'Space, Stillness and Beauty'
On Friday, 7 June, at Christ Church Cathedral in Dublin, the English clarinettist Jonathan Sage will perform with an expanded Ergodos Musicians, with both Mozart’s Clarinet Concerto in A and a new work by the Irish composer Garrett Sholdice on the programme. Sage will be performing on the basset clarinet — the instrument for which Mozart wrote his concerto in 1791 — and will be playing from his own edition of Mozart’s work. The Journal of Music talked to both Sage and Sholdice to find out more about the nature of their collaboration, and the music they will bring to Dubliners’ ears.
Tickets cost €15/10 and include a free glass of wine. For more information see here.
Jonathan Sage, clarinettist
You’ve worked with the composer Garrett Sholdice on many occasions. How does your prior knowledge of his work change the way you approach the score?
I have performed a lot of Garrett’s music — both solo and ensemble pieces — and it has been fascinating to hear his style evolve. Constant features of his work are space, stillness and beauty, and this requires the performer to really engage with the music and get into the right ‘headspace’. On the face of it, this is very simple music, so without the right level of commitment, performances could be completely unconvincing. Having worked with Garrett so much before allows me to get to the crux of his music far more quickly.
How do you think your own playing style has affected Sholdice’s writing?

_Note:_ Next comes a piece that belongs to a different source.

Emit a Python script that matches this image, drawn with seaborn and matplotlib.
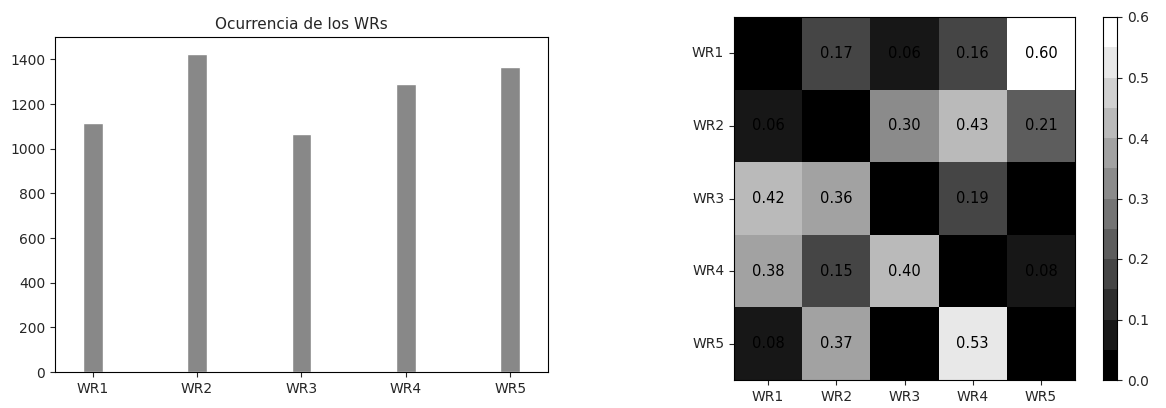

My working with Garrett goes back to when we were both students together and we have always had a close, collaborative working relationship. I think what I appreciate most is the way he considers so much about me, specifically as a player. For example, I am very strong when it comes to starting notes from niente [from nothing] as well as producing multiphonics. I also have a particular tone quality, developed from my studies with Alan Hacker and all of this is in Garrett’s mind when he writes for me. The very fact that Garrett has written for basset clarinet at all has come from years of working closely together. He wrote me a wonderful piece called Five Organa for Jonathan Sage back in 2008 and I think that preparatory exploration has really benefited this work.
What motivated you to create your own edition of the Mozart in the first place?
I have always wanted to properly document my own thoughts on the Mozart’s solo line and in a sense, an ‘edition’ has always been in my head. I have opinions — particularly in the third movement — which differ quite radically from other editions, so this is a very exciting opportunity to air these views to a wider audience.
What were some of the challenges in creating the edition?
The biggest challenge has been settling on one particular version of the solo line, as this is where there is most room for creativity. Because of the loss of the autograph score and the basset clarinet itself temporarily disappearing from history, there is no real certainty as to where the ‘basset’ notes should be used. Much of it is common sense, but there are other instances where it is loss obvious. I cannot think of any two performances of the concerto where I have made the same ‘choices’, so it has been a big challenge and has taken a lot of experimentation to reach final decisions for print.
Garrett Sholdice, composer
What is it about Jonathan Sage’s playing that inspires you to write for him?
There are technical things – the very focussed sound he produces, his facility with playing more than one tone simultaneously [multiphonics], his ability to shape a tone that grows gradually in volume from silence. But more than these qualities, even, it’s his formidable musicality. He possess a kind of musicianship that transcends style, and allows him to advocate diverse kinds of music in a way that is very personal and very compelling.
How, in your eyes, does your work Am Obersee relate to Mozart’s concerto?
I think of it in terms of a painting metaphor: the basic palette of colours is the same for both works, but the brushwork is different. I am simply continuing a practice of using these colours to create art. There’s no anxious discourse, no negation — just celebration through continuity.
How did you go about constructing the piece?
I had no plan, really. In the last year or so I’ve been trying to work more and more intuitively, and less and less with pre-conceived elements. The basic material of the piece emerged very quickly. I moved forward with it, turning, blending, stripping back — just trying to listen intensely to what felt right. I tried to compose one note after the other — like we hear music unfold — rather than having an overview and pre-planning certain events in time.
What kind of influence or input did Jonathan have into the final work?
This is actually the first ‘solo’ piece I’ve done for Jonathan where we haven’t workshopped extensively. This was due to geographical constraints, but actually, I realise now it wasn’t necessary. Jonathan’s way of playing — the intense focus of his tone, the way he shapes a tone from nothing, his sense of line — is engrained in my aural imagination at this stage. When I imagine a clarinet, I imagine Jonathan’s sound, I think.
What, to you, is the attraction in placing your work in a historical context as well as using a historical medium?
I love the potential for intimacy of the Classical concerto medium. It’s possible to really focus in and create very transparent ‘chamber music’ textures as well as more enveloping ‘orchestral’ atmospheres. And, I think, solo soliloquies [in a concerto] can become more charged than in totally solo pieces — because they can sit in relief to something else. In pairing my work with the Mozart concerto, I hope to intensify the experience of both works for the audience.